Let us now discuss a few ETFs focused on providing exposure to the space.


Financial Select Sector SPDR Fund (XLF - Free Report)


This fund seeks to provide exposure to financial stocks in the U.S. equity markets. It has AUM of $32.8 billion and charges a low fee of 14 basis points a year.


From a sector look, the fund has high exposure to Banks, Capital Markets and Insurance sectors, with 44.2%, 20.6% and 18.8% exposure, respectively (as of Sep 30, 2017). The fund’s top three holdings are Berkshire Hathaway Inc Class B BRKB, JPMorgan Chase & Co (JPM - Free Report) and Bank of America Corp (BAC - Free Report) with 11.2%, 10.7% and 7.9% allocation, respectively (as of Sep 30, 2017).  The fund has returned 19.0% in a year and 20.7% year to date (as of Dec 22, 2017). XLF has a Zacks ETF Rank #2 (Buy) with a Medium risk outlook.


iShares U.S. Financials ETF (IYF - Free Report)


This fund seeks to provide exposure to financial stocks. It has AUM of $2.0 billion and charges a moderate fee of 44 basis points a year.


From a sector look, the fund has high exposure to Banks, Diversified Financials and Real Estate, with 33.2%, 27.3% and 18.6% exposure, respectively (as of Dec 22, 2017). The fund’s top three holdings are Berkshire Hathaway Inc Class B, JPMorgan Chase & Co and Bank of America Corp with 7.2%, 7.1% and 5.5% allocation, respectively (as of Dec 22, 2017).  The fund has returned 17.0% in a year and 17.7% year to date (as of Dec 22, 2017). IYF has a Zacks ETF Rank #3 (Hold) with a Medium risk outlook.


Vanguard Financials ETF (VFH - Free Report)
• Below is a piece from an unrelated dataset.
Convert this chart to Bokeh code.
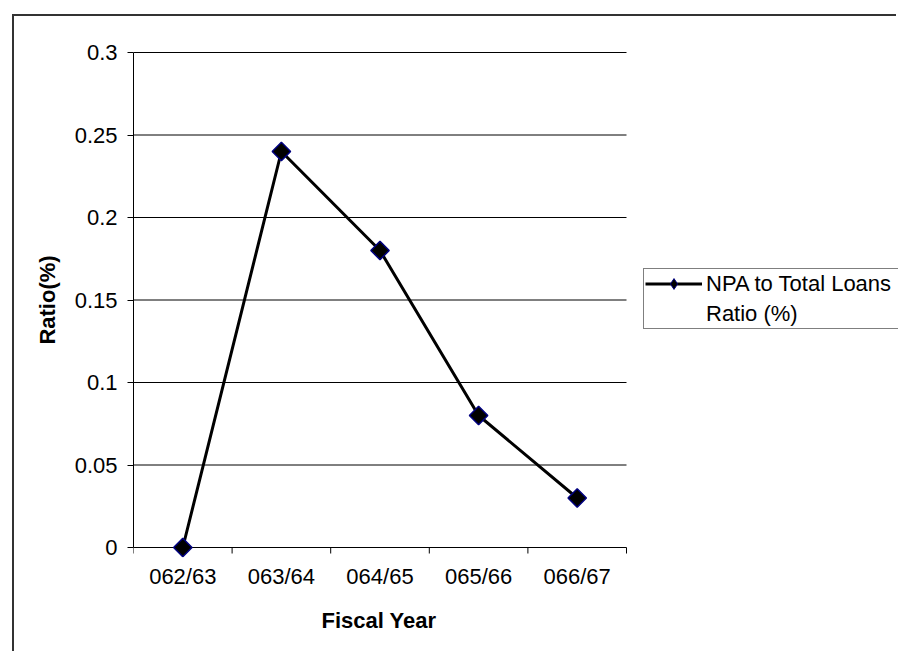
from bokeh.plotting import figure
from bokeh.models import (ColumnDataSource, FixedTicker, NumeralTickFormatter,
                          Legend, LegendItem, Range1d, Title)
from bokeh.embed import file_html
from bokeh.resources import INLINE

# Non-performing assets relative to total loans, by fiscal year
years = ["062/63", "063/64", "064/65", "065/66", "066/67"]
npa_ratio = [0.0, 0.24, 0.18, 0.08, 0.03]
y_ticks = [0, 0.05, 0.1, 0.15, 0.2, 0.25, 0.3]
series_lines = ["NPA to Total Loans", "Ratio (%)"]
x_title = "Fiscal Year"
y_title = "Ratio(%)"

FONT = "Liberation Sans"
FS = "22px"

# categories sit in the middle of unit-wide slots; slot edges carry the tick marks
n = len(years)
x_centers = [i + 0.5 for i in range(n)]
x_edges = list(range(n + 1))
src = ColumnDataSource(dict(x=x_centers, y=npa_ratio, year=years))

# plotting area is 493 x 495 px; the frame runs on to the right edge so the
# legend beside the chart is drawn inside it, and has 10 px head/foot room
PLOT_W, FRAME_W, PAD_PX, PLOT_H = 493, 765, 10, 495
x_end = n * FRAME_W / PLOT_W
y_lo, y_hi = y_ticks[0], y_ticks[-1]
pad = (y_hi - y_lo) * PAD_PX / PLOT_H
tick_len = pad * 0.6

p = figure(width=884, height=637,
           x_range=Range1d(0, x_end), y_range=Range1d(y_lo - pad, y_hi + pad),
           output_backend="svg", toolbar_location=None,
           min_border_left=119, min_border_right=0,
           min_border_top=26, min_border_bottom=96)
p.outline_line_color = None
p.background_fill_color = "white"
p.border_fill_color = "white"
# chart-area border (left and top edges are visible inside the window)
p.styles = {"margin-left": "12px", "margin-top": "14px",
            "border-left": "2px solid #333333", "border-top": "2px solid #333333"}

p.xgrid.visible = False
p.ygrid.visible = False

# horizontal gridlines across the category slots; the one at zero is the base line
p.segment(x0=[0] * len(y_ticks), y0=y_ticks, x1=[n] * len(y_ticks), y1=y_ticks,
          line_color="black", line_width=1)
# category tick marks on the slot edges, hanging below the base line
p.segment(x0=x_edges, y0=[y_lo] * len(x_edges), x1=x_edges,
          y1=[y_lo - tick_len] * len(x_edges), line_color="black", line_width=1)

xa = p.xaxis[0]
xa.bounds = (0, n)
xa.ticker = FixedTicker(ticks=x_centers)
xa.major_label_overrides = {c: y for c, y in zip(x_centers, years)}
xa.major_tick_in = 0
xa.major_tick_out = 0
xa.minor_tick_line_color = None
xa.major_tick_line_color = None
xa.axis_line_color = None
xa.major_label_standoff = 6
xa.major_label_text_font = FONT
xa.major_label_text_font_size = FS
xa.major_label_text_color = "black"

# x-axis title, centred under the category slots rather than the whole frame
p.add_layout(Title(text=x_title, align="left", offset=188, vertical_align="middle",
                   standoff=31, text_font=FONT, text_font_size=FS,
                   text_font_style="bold", text_color="black"), "below")

ya = p.yaxis[0]
ya.bounds = (y_lo, y_hi)
ya.ticker = FixedTicker(ticks=y_ticks)
ya.formatter = NumeralTickFormatter(format="0.[00]")
ya.major_tick_in = 0
ya.major_tick_out = 6
ya.major_tick_line_color = "black"
ya.minor_tick_line_color = None
ya.axis_line_color = "black"
ya.major_label_standoff = 10
ya.major_label_text_font = FONT
ya.major_label_text_font_size = FS
ya.major_label_text_color = "black"
ya.axis_label = y_title
ya.axis_label_text_font = FONT
ya.axis_label_text_font_size = FS
ya.axis_label_text_font_style = "bold"
ya.axis_label_text_color = "black"
ya.axis_label_standoff = 12

line_r = p.line("x", "y", source=src, line_color="black", line_width=3)
# diamond key for the legend (zero size in the plot itself)
key_mark = p.scatter("x", "y", source=src, marker="diamond", size=0,
                     fill_color="black", line_color="#000080", line_width=1)
mark_r = p.scatter("x", "y", source=src, marker="square", angle=0.785398,
                   size=13, fill_color="black", line_color="#000080",
                   line_width=1.5)
# blank key for the wrapped second line of the series name
key_blank = p.line(x=[], y=[], line_alpha=0)

legend = Legend(items=[LegendItem(label=series_lines[0], renderers=[line_r, key_mark]),
                       LegendItem(label=series_lines[1], renderers=[key_blank])],
                location=(510, 228), orientation="vertical",
                glyph_width=57, glyph_height=27, label_height=22, label_width=200,
                label_standoff=4, padding=1, margin=0, spacing=3,
                border_line_color="black", border_line_width=1.5,
                background_fill_color="white", background_fill_alpha=1,
                label_text_font=FONT, label_text_font_size=FS,
                label_text_color="black")
p.add_layout(legend, "center")

open("out.html", "w").write(file_html(p, INLINE))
This fund seeks to provide exposure to financial stocks and tracks the MSCI US Investable Market Financials 25/50 Index. It has AUM of $7.3 billion and charges a fee of only 10 basis points a year.


From a sector look, the fund has high exposure to Diversified Banks, Regional Banks and Property & Casualty Insurance, with 30.1%, 15.4% and 7.6% exposure, respectively (as of Nov 30, 2017). The fund’s top three holdings are JPMorgan Chase & Co, Bank of America Corp and Wells Fargo & Co (WFC - Free Report) with 9.1%, 7.0% and 6.6% allocation, respectively (as of Nov 30, 2017). The fund has returned 17.4% in a year and 18.8% year to date (as of Dec 22, 2017). VFH has a Zacks ETF Rank #2 with a Medium risk outlook.